What scares me so much about sci-fi? I don’t flinch at poetry. Academic histories on obscure subjects don’t cause me to grit my teeth. A recent favorite read was an anthology of essays about books that no longer exist, Lost Classics: Writers on Books Loved and Lost, Overlooked, Under-read, Unavailable, Stolen, Extinct, or Otherwise Out of Commission edited by Michael Ondaajte. Maybe it’s the science in the fiction that’s getting me down.
Even though I can do advanced math, it doesn’t do much for me. Many of the books people have recommended to me have been “hard” science fiction, books that rely on cutting edge technology and science to propel the plot. When I see equations in fiction, my eyes glaze over. No, I really don’t need to see the circuitry diagrams of the star cruiser before I will believe that it can travel through space…

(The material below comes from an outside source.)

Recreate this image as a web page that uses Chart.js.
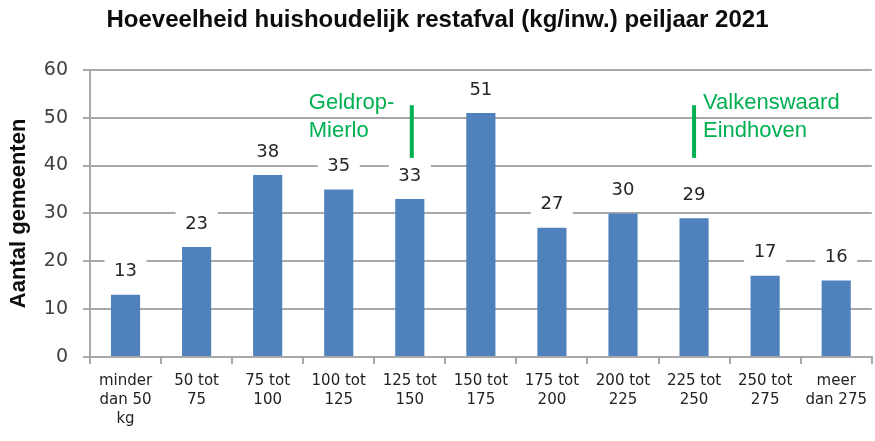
<!DOCTYPE html>
<html>
<head>
<meta charset="utf-8">
<script src="https://cdn.jsdelivr.net/npm/chart.js@4.4.0/dist/chart.umd.min.js"></script>
<style>
  html, body { margin: 0; padding: 0; background: #fff; }
  #wrap { width: 875px; height: 441px; }
</style>
</head>
<body>
<div id="wrap"><canvas id="restafvalChart"></canvas></div>
<script>
// categorieen (kg/inw.)
const labels = [
  ['minder', 'dan 50', 'kg'], ['50 tot', '75'], ['75 tot', '100'], ['100 tot', '125'],
  ['125 tot', '150'], ['150 tot', '175'], ['175 tot', '200'], ['200 tot', '225'],
  ['225 tot', '250'], ['250 tot', '275'], ['meer', 'dan 275']
];
// aantal gemeenten per klasse
const aantalGemeenten = [13, 23, 38, 35, 33, 51, 27, 30, 29, 17, 16];
const yTicks = [0, 10, 20, 30, 40, 50, 60];

// markeringen voor gemeenten (categorie-index + tekst)
const markeringCategorie = [4, 8];
const markeringTekst = [['Geldrop-', 'Mierlo'], ['Valkenswaard', 'Eindhoven']];
const markeringKant = ['links', 'rechts'];
const markeringBereik = [41.6, 52.6];
const tekstWaarden = [53.1, 47.2];

const gridKleur = '#a8a8a8';
const fontFam = '"DejaVu Sans", sans-serif';

const dataLabels = {
  id: 'dataLabels',
  afterDatasetsDraw(chart) {
    const ctx = chart.ctx;
    const y = chart.scales.y;
    ctx.save();
    ctx.font = '18px ' + fontFam;
    ctx.textAlign = 'center';
    ctx.textBaseline = 'middle';
    chart.getDatasetMeta(0).data.forEach(function (bar, i) {
      const top = y.getPixelForValue(aantalGemeenten[i]) - 24;
      ctx.fillStyle = '#ffffff';
      ctx.fillRect(bar.x - 21, top - 13, 42, 26);
      ctx.fillStyle = '#262626';
      ctx.fillText(String(aantalGemeenten[i]), bar.x, top + 1);
    });
    ctx.restore();
  }
};

const markeringen = {
  id: 'markeringen',
  afterDatasetsDraw(chart) {
    const ctx = chart.ctx;
    const x = chart.scales.x;
    const y = chart.scales.y;
    ctx.save();
    ctx.strokeStyle = '#00b050';
    ctx.fillStyle = '#00b050';
    ctx.lineWidth = 4;
    ctx.font = '22px "Liberation Sans", Arial, sans-serif';
    ctx.textBaseline = 'middle';
    markeringCategorie.forEach(function (cat, i) {
      const px = x.getPixelForValue(cat) + (markeringKant[i] === 'links' ? 2 : 0);
      ctx.beginPath();
      ctx.moveTo(px, y.getPixelForValue(markeringBereik[1]));
      ctx.lineTo(px, y.getPixelForValue(markeringBereik[0]));
      ctx.stroke();
      const tx = markeringKant[i] === 'links' ? px - 103 : px + 9;
      ctx.textAlign = 'left';
      markeringTekst[i].forEach(function (t, j) {
        ctx.fillText(t, tx, y.getPixelForValue(tekstWaarden[j]));
      });
    });
    ctx.restore();
  }
};

new Chart(document.getElementById('restafvalChart'), {
  type: 'bar',
  data: {
    labels: labels,
    datasets: [{
      label: 'Aantal gemeenten',
      data: aantalGemeenten,
      backgroundColor: '#4f81bd',
      borderWidth: 0,
      categoryPercentage: 1,
      barPercentage: 0.41
    }]
  },
  options: {
    responsive: true,
    maintainAspectRatio: false,
    animation: false,
    layout: { padding: { left: 0, right: 0, top: 0, bottom: 0 } },
    plugins: {
      legend: { display: false },
      tooltip: { enabled: false },
      title: {
        display: true,
        text: 'Hoeveelheid huishoudelijk restafval (kg/inw.) peiljaar 2021',
        color: '#0d0d0d',
        font: { family: '"Liberation Sans", Arial, sans-serif', size: 24, weight: 'bold', lineHeight: 1.2 },
        padding: { top: 6, bottom: 35 }
      }
    },
    scales: {
      x: {
        afterFit: function (s) { s.height = 84; },
        grid: { offset: true, drawOnChartArea: false, drawTicks: true, tickLength: 7, color: gridKleur, lineWidth: 2 },
        border: { display: true, color: gridKleur, width: 2 },
        ticks: {
          color: '#222',
          padding: 8,
          maxRotation: 0,
          autoSkip: false,
          font: { family: fontFam, size: 15, lineHeight: 1.25 }
        }
      },
      y: {
        min: 0,
        max: 60,
        afterFit: function (s) { s.width = 90; },
        afterBuildTicks: function (s) { s.ticks = yTicks.map(function (v) { return { value: v }; }); },
        grid: { color: gridKleur, lineWidth: 2, drawTicks: true, tickLength: 7 },
        border: { display: true, color: gridKleur, width: 2 },
        ticks: {
          color: '#404040',
          padding: 15,
          font: { family: fontFam, size: 19 }
        },
        title: {
          display: true,
          text: 'Aantal gemeenten',
          color: '#0d0d0d',
          font: { family: '"Liberation Sans", Arial, sans-serif', size: 22, weight: 'bold', lineHeight: 1.2 },
          padding: { top: 6, bottom: 0 }
        }
      }
    }
  },
  plugins: [dataLabels, markeringen]
});
</script>
</body>
</html>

But every so often a book will capture my imagination. This month it is Eifelheim by Michael Flynn. He combines two genres that are usually at odds, historical fiction and hard science fiction. The plot revolves around a 14th century German village that vanished during the height of the Black Plague. I won’t give away the plot, but it involves some heavy (for me) time/space theory. I also like that the book includes a section for both historical and physics notes at the end. I didn’t expect to love the books as much as I do, but then again who expects the pastor of St. Catherine’s Church in 1348 to encounter a band of… Give the book a try.
Jules Verne is as close as I usually come to science fiction. A balloon race to circle the globe, a submarine attacked by a giant squid, pterodactyls at the center of the earth, you know—the plausible stuff.

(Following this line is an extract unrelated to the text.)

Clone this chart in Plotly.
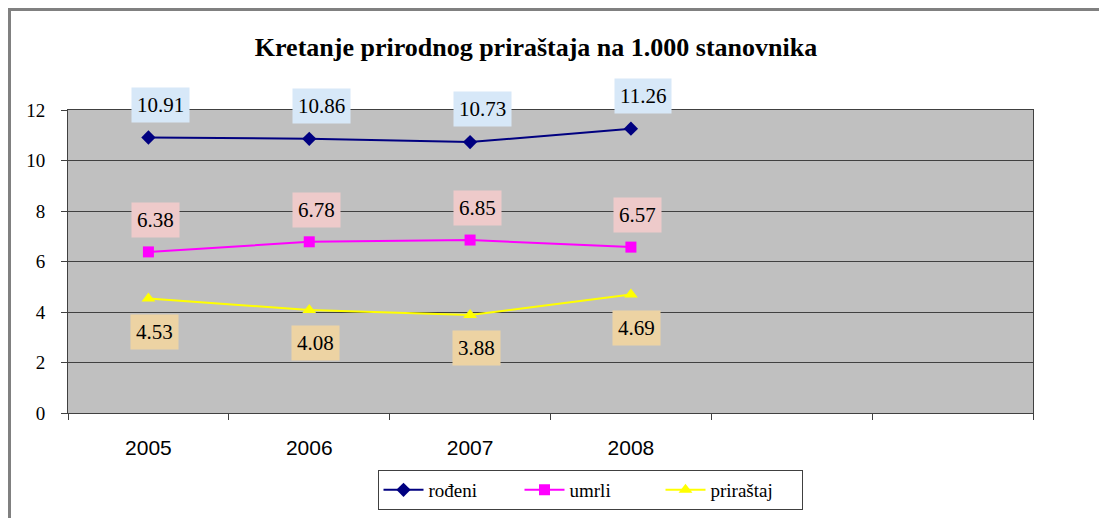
import plotly.graph_objects as go

years = ["2005", "2006", "2007", "2008"]
rodeni = [10.91, 10.86, 10.73, 11.26]
umrli = [6.38, 6.78, 6.85, 6.57]
prirastaj = [4.53, 4.08, 3.88, 4.69]
series_names = ["rođeni", "umrli", "priraštaj"]
title_text = "Kretanje prirodnog priraštaja na 1.000 stanovnika"

W, H = 1107, 518
OFF = 8  # page body margin


def px(x):
    return (x - OFF) / W


def py(y):
    return 1 - (y - OFF) / H


xpos = list(range(len(years)))
n_slots = 6

serif = "Liberation Serif"
sans = "Liberation Sans"

fig = go.Figure()
specs = [
    (rodeni, series_names[0], "#000080", "diamond", 11),
    (umrli, series_names[1], "#FF00FF", "square", 11),
    (prirastaj, series_names[2], "#FFFF00", "triangle-up", 12),
]
for vals, name, col, sym, ms in specs:
    fig.add_trace(go.Scatter(
        x=xpos, y=vals, name=name, mode="lines+markers",
        line=dict(color=col, width=2),
        marker=dict(symbol=sym, size=ms, color=col),
    ))

label_styles = [
    (rodeni, "#D7E8F8", 12, 33),
    (umrli, "#EECACA", 7, 32),
    (prirastaj, "#EDD3A3", 6, -33),
]
for vals, bg, xs, ys in label_styles:
    for xi, v in zip(xpos, vals):
        fig.add_annotation(
            x=xi, y=v, xref="x", yref="y", text=f"{v:.2f}", showarrow=False,
            xshift=xs, yshift=ys, bgcolor=bg, borderpad=5,
            font=dict(family=serif, size=21, color="black"),
        )

# outer chart frame
fig.add_shape(type="rect", xref="paper", yref="paper",
              x0=px(9.5), x1=1.05, y0=-0.1, y1=py(9.5),
              line=dict(color="#808080", width=3), fillcolor="rgba(0,0,0,0)")

fig.update_layout(
    width=W, height=H,
    margin=dict(l=0, r=0, t=0, b=0, autoexpand=False),
    paper_bgcolor="white",
    plot_bgcolor="#C0C0C0",
    title=dict(text=f"<b>{title_text}</b>", x=px(536), xanchor="center",
               y=py(47), yanchor="middle", automargin=False,
               font=dict(family=serif, size=26, color="black")),
    showlegend=True,
    legend=dict(orientation="h", x=px(590), xanchor="center",
                y=py(470), yanchor="top",
                bordercolor="#404040", borderwidth=1, bgcolor="white",
                font=dict(family=serif, size=19, color="black"),
                entrywidth=86, entrywidthmode="pixels",
                itemwidth=40),
    xaxis=dict(
        domain=[px(68), px(1033)],
        range=[-0.5, n_slots - 0.5],
        tickvals=xpos, ticktext=years, ticks="",
        tickfont=dict(family=sans, size=21, color="black"),
        showgrid=False, zeroline=False, automargin=False,
        showline=True, linecolor="#404040", linewidth=1, mirror=True,
        minor=dict(tickvals=[i - 0.5 for i in range(n_slots + 1)],
                   ticks="outside", ticklen=6, tickcolor="#404040", showgrid=False),
        ticklabelstandoff=16,
    ),
    yaxis=dict(
        domain=[py(413), py(110)],
        range=[0, 12], dtick=2, automargin=False,
        ticks="outside", ticklen=6, tickcolor="#404040",
        tickfont=dict(family=serif, size=19, color="black"),
        showgrid=True, gridcolor="#404040", gridwidth=1,
        zeroline=False,
        showline=True, linecolor="#404040", linewidth=1, mirror=True,
        ticklabelstandoff=12,
    ),
)

fig.write_html("out.html")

To my delight, a newer genre of science fiction is gaining prominence and it is called steampunk, which explores an alternate history (neo-Victorianism) where technology is powered by steam. Seattle author Cherie Priest’s steampunk novel Boneshaker was selected for a 2010 Pacific Northwest Booksellers Association Award. It’s a fast-paced read that features air ships, pirates and (of course) zombies.
What genres have you been avoiding? It never hurts to try reading something outside of your comfort zone. Even science fiction.